I know what you’re going to say: you’ve heard it all before, all the ‘bonfire of the quangos’ stuff with no one ever able to find the matches. But cutting the size of the state, including quangos, is mainstream, and necessary, stuff. The Herald revealed this week that Scotland’s public bodies paid out more than £3.2m in golden-goodbye deals last year, mostly to government bodies and quangos, and the most concerning bit was that £2.13m of it was over and above what was contractually due. It shouldn’t be controversial to want to sort the problem and it isn’t: a big part of Anas Sarwar’s pitch for the election has been to cut the number of quangos and government bodies by a third.

It’s on immigration that things get trickier, and may risk a friendship or two, but the mood has undoubtedly shifted. It’s true that for a long time, Scottish public opinion was slightly (but only slightly) more positive towards immigration than England’s, but as Lord Offord pointed out to the Institute of Government, the Scottish public now rate immigration as a top-three issue of concern, driven largely by the unfolding situation in Glasgow. The council there has declared an emergency due to the pressure on its homelessness services, with refugees making up nearly four in ten homelessness applications and the bill expected to be around £66m in 2026, and rising. It’s a big reason council tax is increasing, and it’s a big reason public services are under strain, and people are talking about it and are worried about it, and for the avoidance of doubt, I am one of the people talking about it and worrying about it.

Scottish Labour leader Anas Sarwar

Lord Offord’s take on the situation is that both the Tories and the SNP are to blame, the Tories because of the ‘Boris wave’ of immigration and the SNP because it abolished the ‘local connection’ rule which means Glasgow council has a legal responsibility to house homeless refugees, but who’s exactly to blame is not the main point. John Swinney said this week the rise of Reform was partly because of racism – he’s right, it is – but it’s also because Reform were acknowledging and discussing the concerns some people have about immigration and its effect on society, services, public spending and taxation when other parties weren’t. It’s one of the reasons Reform is where it is: potentially on the brink of being the main opposition at Holyrood.

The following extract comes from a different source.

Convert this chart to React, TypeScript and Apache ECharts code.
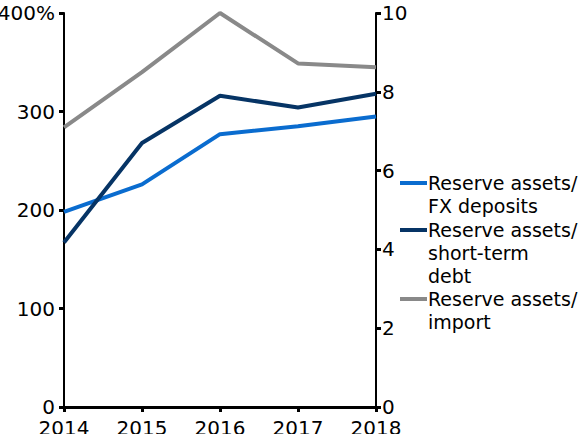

Whatever the end result in the election, the squeamishness and dislike of Reform remains (as demonstrated by the figures from the Scottish Election Study) and it’s understandable. At the launch of the Scottish manifesto on Thursday, Reform’s chairman David Bull talked about the ‘invasion’ of Britain by refugees and there’s a lot of that kind of talk. So many of Reform’s senior people are profoundly unlikeable as well, such as the ghastly Suella Braverman and the ghastlier (although there’s not much in it) Robert Jenrick. At some point, you’ve got to ask what it is about a party that attracts people of that sort.

However, I think, despite all that – the ghastly people with nasty vocabularies – there’s still a conversation we need to have about Reform if we’re to avoid their continued ascendancy and it’s a conversation about how to make the discussion of immigration (and welfare) more normal, acceptable and mainstream. For a long time, it was difficult to have the discussion because of the risk of being called racist or stupid, or losing a friend or two, but the lack of discussion created an atmosphere Reform could exploit.

Which leaves only one way forward: more of us need to discuss our concerns openly and not rush to recrimination. And that includes the mainstream parties. Acknowledge the problem, explain what you’re going to do about it, then do it.